Implicações nas principais interpretações

     Ao se analisar as três principais interpretações, pode-se observar que cada uma tem fortes argumentos a seu favor. A Bíblia usa o termo "filhos de Deus" tanto para seres celestes, como para governantes e reis, como também para simples homens que faziam parte do povo de Deus.

     Porém, cada interpretação deixa em aberto muitas questões. O aceitar a interpretação mitológica, por exemplo, implica na negação do claro testemunho do resto das Escrituras e de Jesus (Mt 22:30) acerca da natureza dos anjos.

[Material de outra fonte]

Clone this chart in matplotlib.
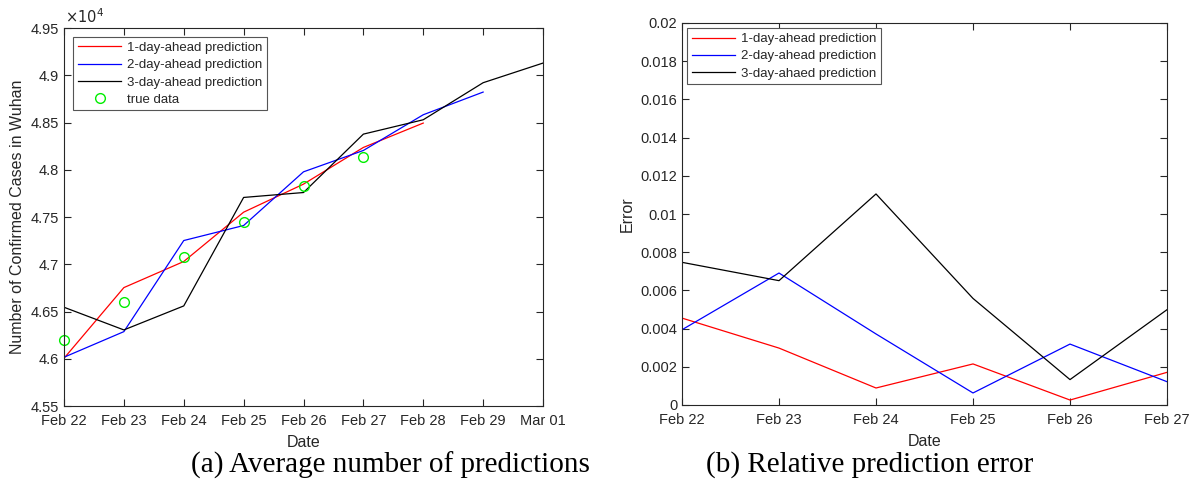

Além disso, permanece também o questionamento quanto a razão de toda humanidade sofrer juízo pelo pecado de alguns seres celestes com algumas mulheres humanas.

      Contra a interpretação real tem se levantado o questionamento de que, apesar de ser encontrado referência a reis como "filhos de Deus" no Egito, na Mesopotâmia e em Canaã; em Israel esse tipo de linguagem parece estar restrita à retórica da corte e a composições poéticas, nunca sendo encontrada no Antigo Testamento, pelo menos, em textos com o estilo de simples narrativa como em Gênesis 6. 

Além disso, o termo "filho de Deus" nunca é atestado no Antigo Oriente Médio como uma referência genérica a reis, mas somente em referência específica a um certo rei.

      Contra a interpretação setita tem sido objetado que visto o termo "homem" ser usado no vs. 1 como uma referência a toda a humanidade, no vs. 2 ele deve ser entendido também de modo genérico e não específico, como se referisse à linhagem caimita. Em Gênesis 6:1-2 se encontra, portanto, um contraste entre seres humanos e celestiais.